Choose the right things. Decide clearly. Pick your own path. (I wrote about this focus in 5 things needed for business success.) Watch the honest metrics. Serve someone specific.
Strategy is the art of sacrifice. The sooner you get comfortable with that, the better your products will be.
Product Strategy Checklist
Before you finalize your next product strategy, run through this list:
- Can you state your target audience in one sentence?
- Can you articulate the core problem you’re solving for them?
- Does your strategy explicitly state what you’re NOT doing?
- Is every major initiative tied to a measurable outcome?
- Have you validated your assumptions with real customers?
- Does your team have the capacity to execute this quarter’s plan?
- Have you set a date to review and adapt the strategy?
- Can your entire team articulate the strategy without looking at a document?
- Is there a clear North Star Metric everyone is aligned on?
- Would you bet your own money on this plan working?
If you can’t check every box, your strategy still has gaps.
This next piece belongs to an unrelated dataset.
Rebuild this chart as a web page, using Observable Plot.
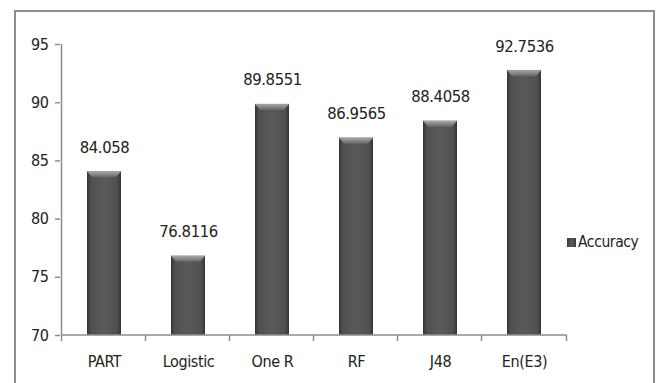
<!DOCTYPE html>
<html>
<head>
<meta charset="utf-8">
<script src="https://cdn.jsdelivr.net/npm/d3@7"></script>
<script src="https://cdn.jsdelivr.net/npm/@observablehq/plot@0.6"></script>
<style>
  html, body { margin: 0; padding: 0; background: #fff; overflow: hidden; }
  #wrap { position: relative; width: 657px; height: 383px;
          font-family: "Liberation Sans Narrow", "DejaVu Sans Condensed", "Liberation Sans", sans-serif; }
  #frame { position: absolute; left: 14px; top: 10px; width: 641px; height: 420px;
           border: 2px solid #8d8d8d; box-sizing: border-box; pointer-events: none; }
  #chart { position: absolute; left: 0; top: 0; }
  #legend { position: absolute; left: 567px; top: 233px; display: flex; align-items: center;
            font-size: 15.5px; letter-spacing: -0.4px; color: #222; }
  #legend .swatch { width: 9px; height: 9px; margin-right: 2px;
                    background: linear-gradient(90deg, #3a3a3a, #5a5a5a 50%, #3a3a3a); }
</style>
</head>
<body>
<div id="wrap">
  <div id="frame"></div>
  <div id="chart"></div>
  <div id="legend"><span class="swatch"></span><span id="legend-label"></span></div>
</div>
<script>
// Classification accuracy (%) per classifier
const classifiers = ["PART", "Logistic", "One R", "RF", "J48", "En(E3)"];
const accuracy = [84.058, 76.8116, 89.8551, 86.9565, 88.4058, 92.7536];
const yTicks = [70, 75, 80, 85, 90, 95];
const seriesName = "Accuracy";

const rows = classifiers.map((c, i) => ({classifier: c, accuracy: accuracy[i]}));
const yMin = yTicks[0];
const yMax = yTicks[yTicks.length - 1];
const padInner = 0.6;
const axisColor = "#8d8d8d";

function pick(args) {
  const scales = args.find(a => a && typeof a.x === "function" && typeof a.y === "function");
  const dims = args.find(a => a && typeof a === "object" && "marginLeft" in a);
  return {scales, dims};
}
function bandWidth(scales) {
  if (typeof scales.x.bandwidth === "function") return scales.x.bandwidth();
  return scales.scales.x.bandwidth;
}

// Lighter bevel on top of each bar
function bevels(...args) {
  const {scales} = pick(args);
  const bw = bandWidth(scales);
  const g = d3.create("svg:g");
  for (const r of rows) {
    const x0 = scales.x(r.classifier), x1 = x0 + bw, yt = scales.y(r.accuracy);
    g.append("polygon")
      .attr("points", `${x0},${yt} ${x1},${yt} ${x1 - 5},${yt + 6} ${x0 + 5},${yt + 6}`)
      .attr("fill", "url(#bevelShade)");
  }
  return g.node();
}

// Axis lines and the category boundary ticks
function axisLines(...args) {
  const {scales} = pick(args);
  const bw = bandWidth(scales);
  const step = bw / (1 - padInner);
  const g = d3.create("svg:g").attr("stroke", axisColor).attr("stroke-width", 1.5);
  const y0 = scales.y(yMin), y1 = scales.y(yMax);
  const xs = classifiers.map(c => scales.x(c) - (step - bw) / 2);
  xs.push(xs[xs.length - 1] + step);
  g.append("line").attr("x1", xs[0]).attr("x2", xs[0]).attr("y1", y1).attr("y2", y0);
  g.append("line").attr("x1", xs[0]).attr("x2", xs[xs.length - 1]).attr("y1", y0).attr("y2", y0);
  for (const x of xs) g.append("line").attr("x1", x).attr("x2", x).attr("y1", y0).attr("y2", y0 + 6);
  return g.node();
}

const chart = Plot.plot({
  width: 657,
  height: 383,
  marginLeft: 60,
  marginRight: 89,
  marginTop: 44,
  marginBottom: 48,
  style: {fontFamily: '"Liberation Sans Narrow", "DejaVu Sans Condensed", "Liberation Sans", sans-serif',
          fontSize: "16px", letterSpacing: "-0.4px", color: "#222", background: "transparent", overflow: "visible"},
  x: {domain: classifiers, paddingInner: padInner, paddingOuter: padInner / 2, label: null},
  y: {domain: [yMin, yMax], label: null},
  marks: [
    Plot.barY(rows, {x: "classifier", y1: yMin, y2: "accuracy", fill: "url(#barShade)"}),
    bevels,
    axisLines,
    Plot.axisY({ticks: yTicks, tickSize: 5, tickPadding: 7, stroke: axisColor, strokeWidth: 1.5, fill: "#222", label: null}),
    Plot.axisX({tickSize: 0, tickPadding: 20, fill: "#222", label: null}),
    Plot.text(rows, {x: "classifier", y: "accuracy", text: d => String(d.accuracy),
                     lineAnchor: "bottom", dy: -19, fontSize: 16.5, fill: "#222"})
  ]
});

// Gradients for the bar body and bevel
const defs = d3.select(chart).insert("defs", ":first-child");
const body = defs.append("linearGradient").attr("id", "barShade")
  .attr("x1", "0").attr("x2", "1").attr("y1", "0").attr("y2", "0");
[["0%", "#353535"], ["12%", "#505050"], ["50%", "#5a5a5a"], ["88%", "#505050"], ["100%", "#353535"]]
  .forEach(([o, c]) => body.append("stop").attr("offset", o).attr("stop-color", c));
const bev = defs.append("linearGradient").attr("id", "bevelShade")
  .attr("x1", "0").attr("x2", "0").attr("y1", "0").attr("y2", "1");
[["0%", "#a8a8a8"], ["100%", "#666"]]
  .forEach(([o, c]) => bev.append("stop").attr("offset", o).attr("stop-color", c));

document.getElementById("chart").appendChild(chart);
document.getElementById("legend-label").textContent = seriesName;
</script>
</body>
</html>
Go back and make the hard choices.
Frequently Asked Questions
What are the most common product strategy mistakes?
The most common product strategy mistakes include confusing activity with progress (shipping features that don’t move metrics), strategy by consensus (avoiding hard choices to keep everyone happy), copying competitors instead of solving for your own users, ignoring retention metrics in favor of vanity metrics, and trying to serve every user segment equally. The root cause of most strategy failures is an unwillingness to make clear choices and accept tradeoffs.
What is the difference between product strategy and a product roadmap?
Product strategy defines WHERE you’re going and WHY. It’s about choices, tradeoffs, and the thesis behind your product direction. A product roadmap is the HOW and WHEN – the sequence of work that executes the strategy. A roadmap without a strategy is just a feature list. A strategy without a roadmap is just a vision. You need both, but strategy comes first.
How do you create an effective product strategy?
An effective product strategy begins with a clear understanding of your target audience, the problem you’re solving, and how solving it creates business value. Frameworks like Jobs-to-be-Done help identify what customers actually need. Validate your assumptions through customer discovery before committing resources. Set a North Star Metric to track progress. Review and adapt quarterly. Most importantly, be explicit about what you will NOT do – that’s ultimately where the real strategy lives.
How often should you update your product strategy?
Product strategy should be reviewed quarterly and updated when market conditions, customer needs, or business goals change significantly. It should NOT change weekly based on competitor moves or stakeholder requests. The best approach is setting lightweight quarterly checkpoints where you evaluate whether your core assumptions still hold, while keeping the overall strategic direction stable enough for the team to execute with confidence.